## start Data provided
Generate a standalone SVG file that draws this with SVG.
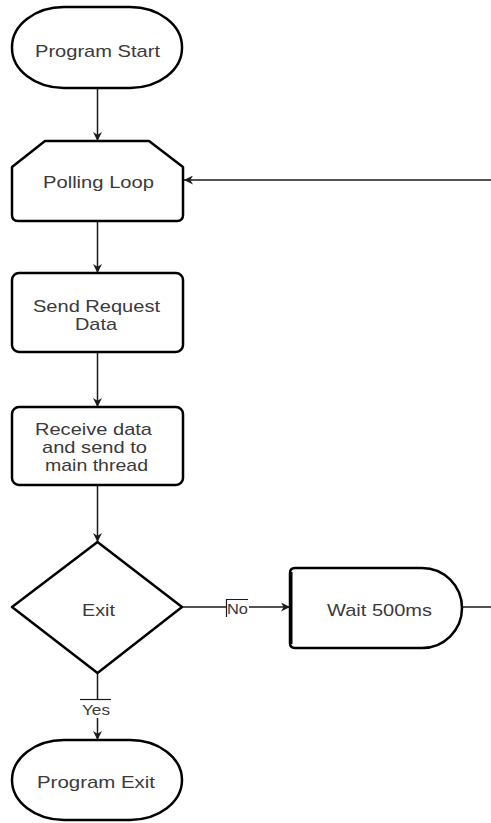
<svg xmlns="http://www.w3.org/2000/svg" width="491" height="823" viewBox="0 0 491 823">
  <style>
    .shape { fill: #ffffff; stroke: #000000; stroke-width: 2.5; stroke-linejoin: round; }
    .edge { fill: none; stroke: #1a1a1a; stroke-width: 1.5; }
    .tick { fill: none; stroke: #1a1a1a; stroke-width: 1.2; }
    .label { font-family: "Liberation Sans", Arial, sans-serif; font-size: 17px; fill: #3a3a3a; text-anchor: middle; }
    .small { font-family: "Liberation Sans", Arial, sans-serif; font-size: 15px; fill: #3a3a3a; text-anchor: middle; }
  </style>
  <defs>
    <marker id="arrow" viewBox="0 0 10 10" refX="10" refY="5" markerWidth="9" markerHeight="9" markerUnits="userSpaceOnUse" orient="auto">
      <path d="M0,0 L10,5 L0,10 L3,5 Z" fill="#1a1a1a"/>
    </marker>
  </defs>

  <rect width="491" height="823" fill="#ffffff"/>

  <!-- connectors -->
  <g id="connectors">
    <line class="edge" x1="97.5" y1="88" x2="97.5" y2="141" marker-end="url(#arrow)"/>
    <line class="edge" x1="97.5" y1="221" x2="97.5" y2="273" marker-end="url(#arrow)"/>
    <line class="edge" x1="97.5" y1="352" x2="97.5" y2="407" marker-end="url(#arrow)"/>
    <line class="edge" x1="97.5" y1="485" x2="97.5" y2="542" marker-end="url(#arrow)"/>
    <line class="edge" x1="97.5" y1="673" x2="97.5" y2="740" marker-end="url(#arrow)"/>
    <line class="edge" x1="182" y1="607" x2="290" y2="607" marker-end="url(#arrow)"/>
    <line class="edge" x1="462" y1="607" x2="491" y2="607"/>
    <line class="edge" x1="491" y1="180" x2="184" y2="180" marker-end="url(#arrow)"/>
    <!-- No label -->
    <rect x="226" y="599" width="23" height="18" fill="#ffffff"/>
    <polyline class="tick" points="226.5,617 226.5,599.5 248,599.5"/>
    <text class="small" x="237.5" y="614" textLength="21" lengthAdjust="spacingAndGlyphs">No</text>
    <!-- Yes label -->
    <rect x="80" y="699" width="32" height="19" fill="#ffffff"/>
    <line class="tick" x1="80" y1="699.5" x2="111" y2="699.5"/>
    <text class="small" x="96" y="715" textLength="28" lengthAdjust="spacingAndGlyphs">Yes</text>
  </g>

  <g id="program-start">
    <rect class="shape" x="12" y="7" width="170" height="81" rx="52" ry="40"/>
    <text class="label" x="97.5" y="57" textLength="125" lengthAdjust="spacingAndGlyphs">Program Start</text>
  </g>

  <g id="polling-loop">
    <path class="shape" d="M12,167 L45,141 L149,141 L183,167 L183,215 Q183,221 177,221 L18,221 Q12,221 12,215 Z"/>
    <text class="label" x="98.5" y="188" textLength="111" lengthAdjust="spacingAndGlyphs">Polling Loop</text>
  </g>

  <g id="send-request">
    <rect class="shape" x="12" y="273" width="171" height="79" rx="7"/>
    <text class="label" x="96.5" y="312" textLength="127" lengthAdjust="spacingAndGlyphs">Send Request</text>
    <text class="label" x="96" y="330" textLength="42" lengthAdjust="spacingAndGlyphs">Data</text>
  </g>

  <g id="receive-data">
    <rect class="shape" x="12" y="407" width="171" height="78" rx="7"/>
    <text class="label" x="93.5" y="435" textLength="117" lengthAdjust="spacingAndGlyphs">Receive data</text>
    <text class="label" x="94.5" y="453" textLength="105" lengthAdjust="spacingAndGlyphs">and send to</text>
    <text class="label" x="96.5" y="471" textLength="103" lengthAdjust="spacingAndGlyphs">main thread</text>
  </g>

  <g id="exit-decision">
    <path class="shape" d="M97.5,542 L182,607 L97.5,673 L12,607 Z"/>
    <text class="label" x="98.5" y="616" textLength="33" lengthAdjust="spacingAndGlyphs">Exit</text>
  </g>

  <g id="wait-500ms">
    <path class="shape" d="M295,568 L422,568 A40,40 0 0 1 422,648 L295,648 Q290,648 290,643 L290,573 Q290,568 295,568 Z"/>
    <line x1="291" y1="572" x2="291" y2="644" stroke="#000000" stroke-width="3"/>
    <text class="label" x="379.5" y="616" textLength="105" lengthAdjust="spacingAndGlyphs">Wait 500ms</text>
  </g>

  <g id="program-exit">
    <rect class="shape" x="12" y="740" width="170" height="80" rx="52" ry="40"/>
    <text class="label" x="96" y="788" textLength="118" lengthAdjust="spacingAndGlyphs">Program Exit</text>
  </g>
</svg>
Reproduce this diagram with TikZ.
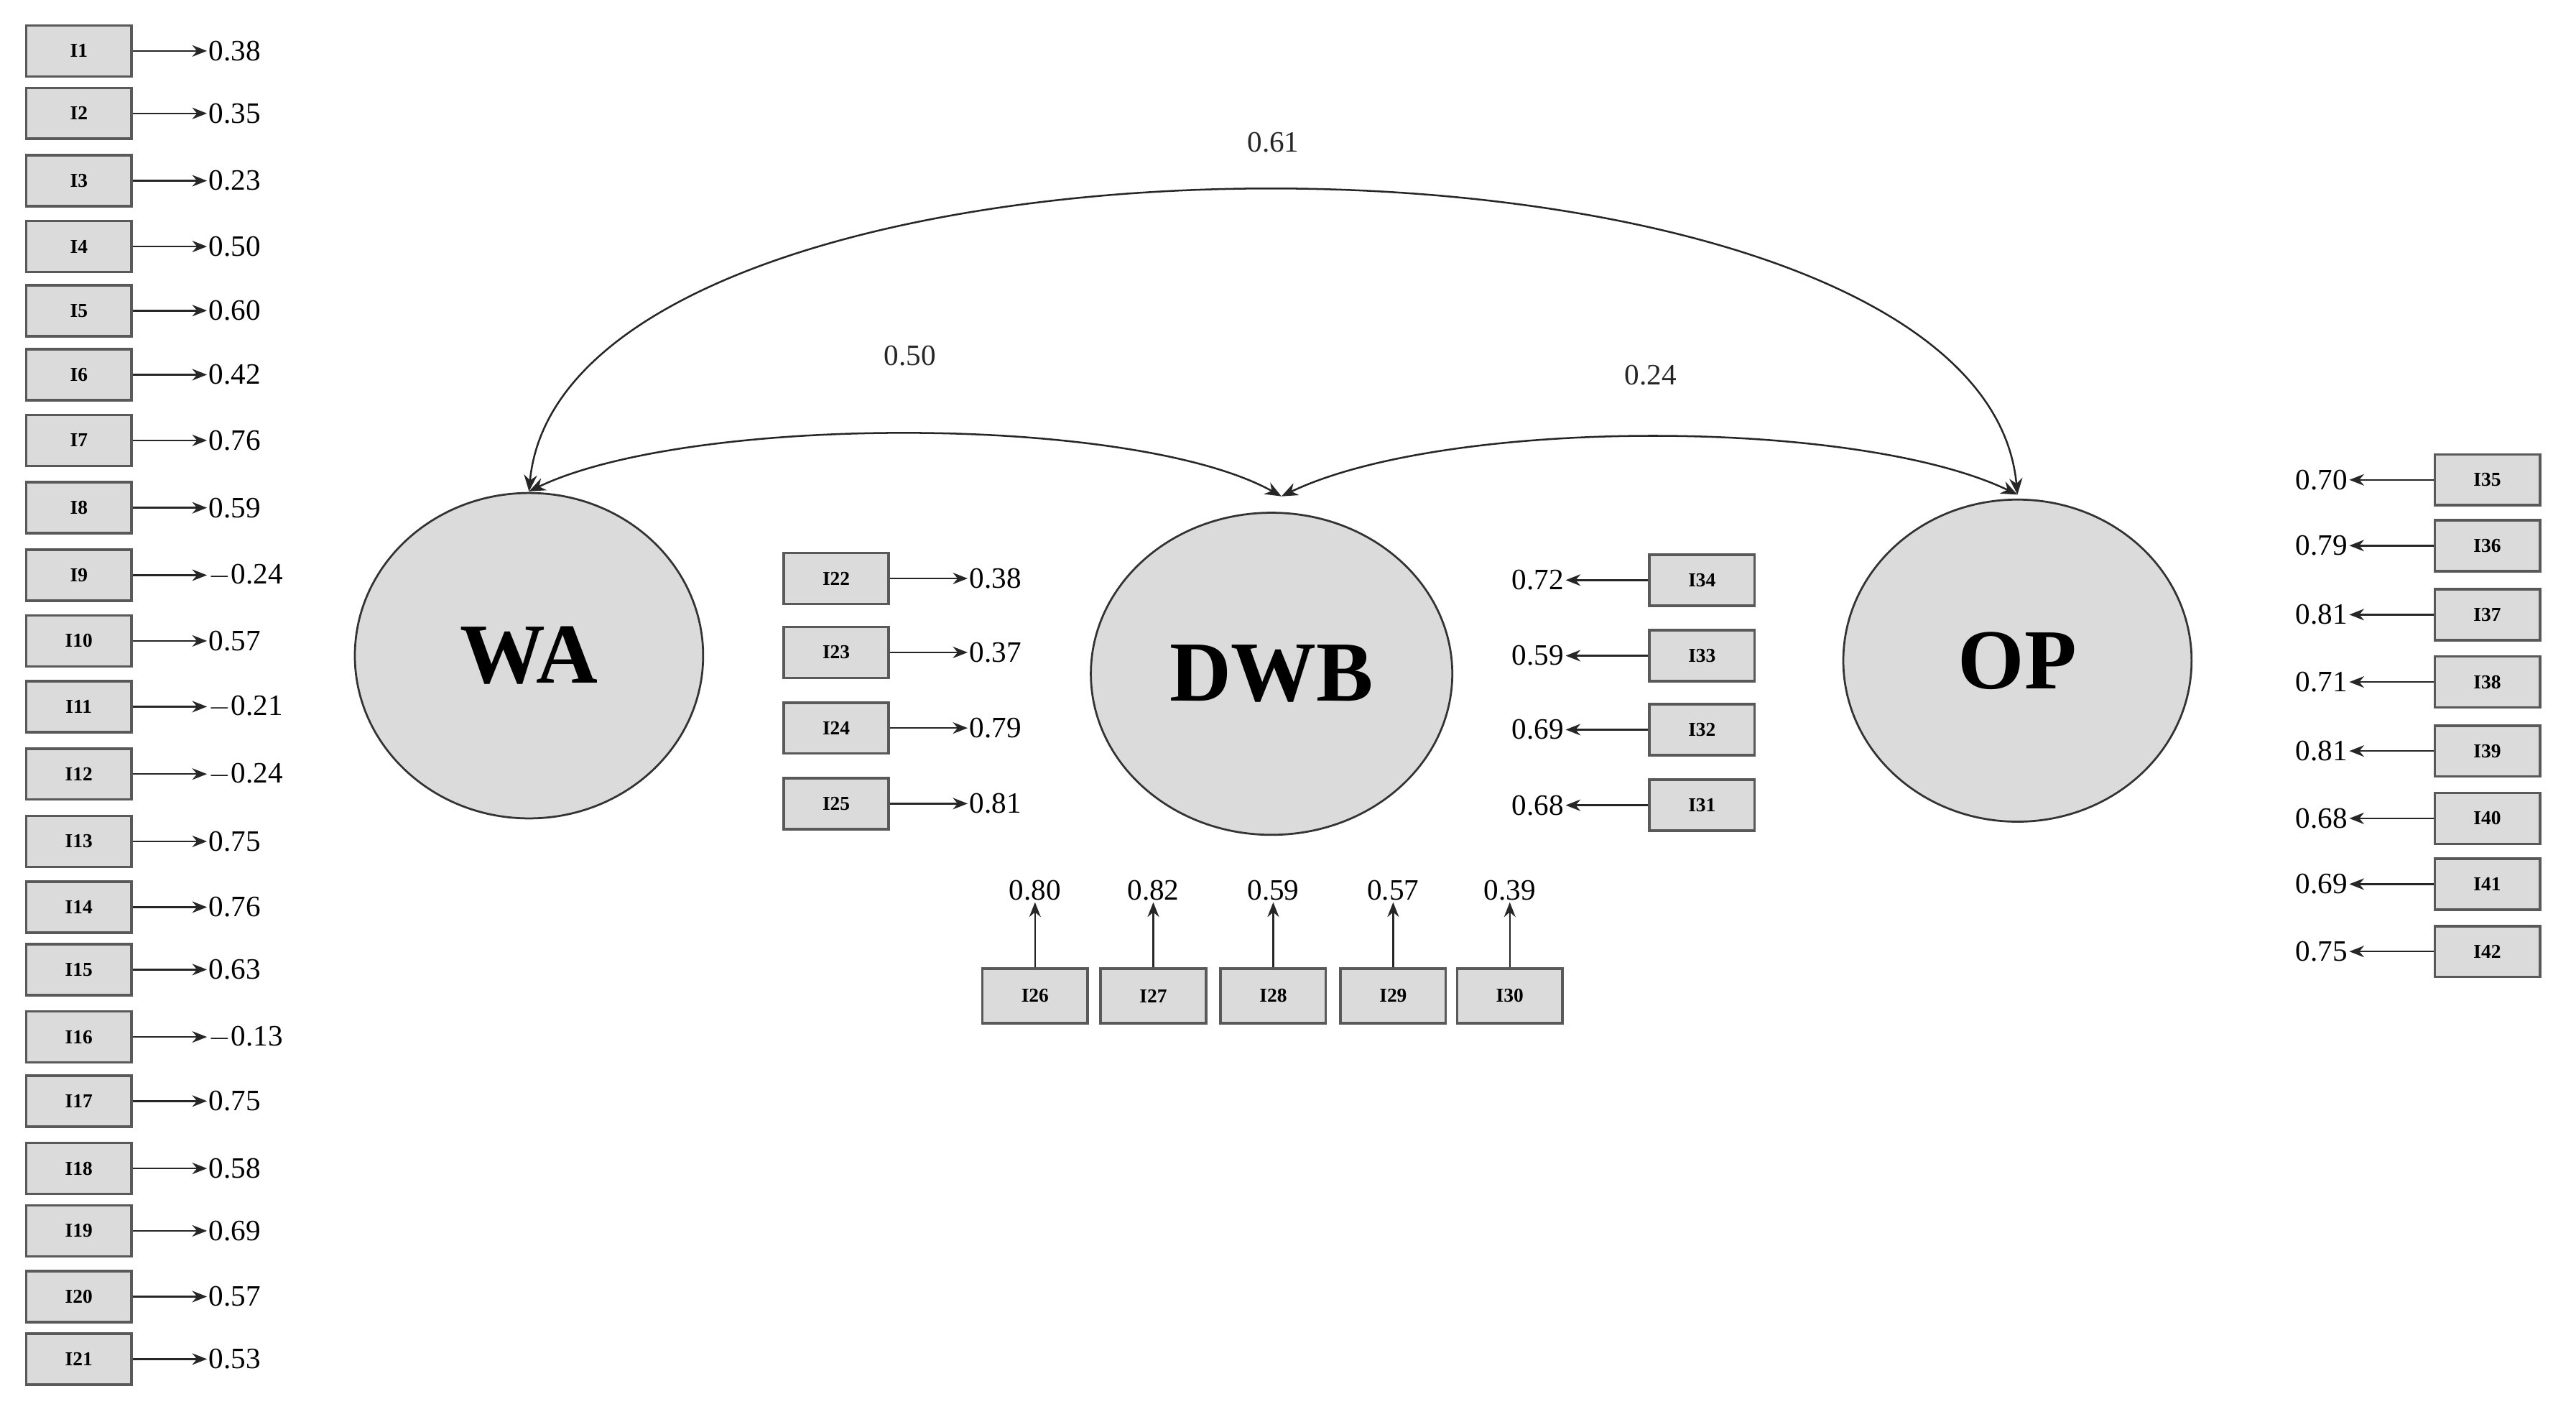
\documentclass[tikz,border=0pt]{standalone}
\usepackage{fontspec}
\setmainfont{Liberation Serif}
\usetikzlibrary{arrows.meta,shapes.geometric}
\begin{document}
\begin{tikzpicture}[x=1pt,y=-1pt,
  box/.style={draw=black!65,line width=1.6pt,fill=black!14,minimum width=64pt,minimum height=31pt,inner sep=0pt,font=\fontsize{12}{12}\selectfont\bfseries},
  lat/.style={draw=black!80,line width=1.2pt,fill=black!14,font=\fontsize{52}{52}\selectfont\bfseries},
  val/.style={font=\fontsize{18}{18}\selectfont,inner sep=1pt},
  arr/.style={-{Stealth[length=9pt,width=7pt]},line width=1.1pt,black!85},
  cov/.style={{Stealth[length=10pt,width=8pt]}-{Stealth[length=10pt,width=8pt]},line width=1.1pt,black!85}]
\useasboundingbox (0,0) rectangle (1568,862);
% left column
\foreach \n/\y/\v in {1/31/0.38,2/69/0.35,3/110/0.23,4/150/0.50,5/189/0.60,6/228/0.42,7/268/0.76,8/309/0.59,9/350/$-$0.24,10/390/0.57,11/430/$-$0.21,12/471/$-$0.24,13/512/0.75,14/552/0.76,15/590/0.63,16/631/$-$0.13,17/670/0.75,18/711/0.58,19/749/0.69,20/789/0.57,21/827/0.53}{
  \node[box] (i\n) at (48,\y) {I\n};
  \node[val,anchor=west] (v\n) at (126,\y) {\v};
  \draw[arr] (i\n.east) -- (v\n.west);
}
% latent
\node[lat,ellipse,minimum width=212pt,minimum height=198pt] (WA) at (322,399) {WA};
\node[lat,ellipse,minimum width=220pt,minimum height=196pt] (DWB) at (774,410) {DWB};
\node[lat,ellipse,minimum width=212pt,minimum height=196pt] (OP) at (1228,402) {OP};
% I22-25
\foreach \n/\y/\v in {22/352/0.38,23/397/0.37,24/443/0.79,25/489/0.81}{
  \node[box] (i\n) at (509,\y) {I\n};
  \node[val,anchor=west] (v\n) at (589,\y) {\v};
  \draw[arr] (i\n.east) -- (v\n.west);
}
% I31-34
\foreach \n/\y/\v in {34/353/0.72,33/399/0.59,32/444/0.69,31/490/0.68}{
  \node[box] (i\n) at (1036,\y) {I\n};
  \node[val,anchor=east] (v\n) at (953,\y) {\v};
  \draw[arr] (i\n.west) -- (v\n.east);
}
% I35-42
\foreach \n/\y/\v in {35/292/0.70,36/332/0.79,37/374/0.81,38/415/0.71,39/457/0.81,40/498/0.68,41/538/0.69,42/579/0.75}{
  \node[box] (i\n) at (1514,\y) {I\n};
  \node[val,anchor=east] (v\n) at (1430,\y) {\v};
  \draw[arr] (i\n.west) -- (v\n.east);
}
% I26-30
\foreach \n/\x/\v in {26/630/0.80,27/702/0.82,28/775/0.59,29/848/0.57,30/919/0.39}{
  \node[box,minimum height=33pt] (i\n) at (\x,606) {I\n};
  \node[val,anchor=south] (v\n) at (\x,549) {\v};
  \draw[arr] (i\n.north) -- (v\n.south);
}
% covariances
\coordinate (wt) at (322,299);
\coordinate (dt) at (780,302);
\coordinate (ot) at (1228,301);
\draw[cov] (wt) .. controls (420,252) and (690,252) .. (dt) node[pos=0.5,above=40pt,val] {0.50};
\draw[cov] (dt) .. controls (880,254) and (1130,254) .. (ot) node[pos=0.5,above=30pt,val] {0.24};
\draw[cov] (wt) .. controls (345,55) and (1205,55) .. (ot) node[pos=0.5,above=22pt,val] {0.61};
\end{tikzpicture}
\end{document}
## end Data provided
▸ Problem to solve:
Check each line above for the string "this" and show the ones that have it.

▸ Task answer:
Generate a standalone SVG file that draws this with SVG.
Reproduce this diagram with TikZ.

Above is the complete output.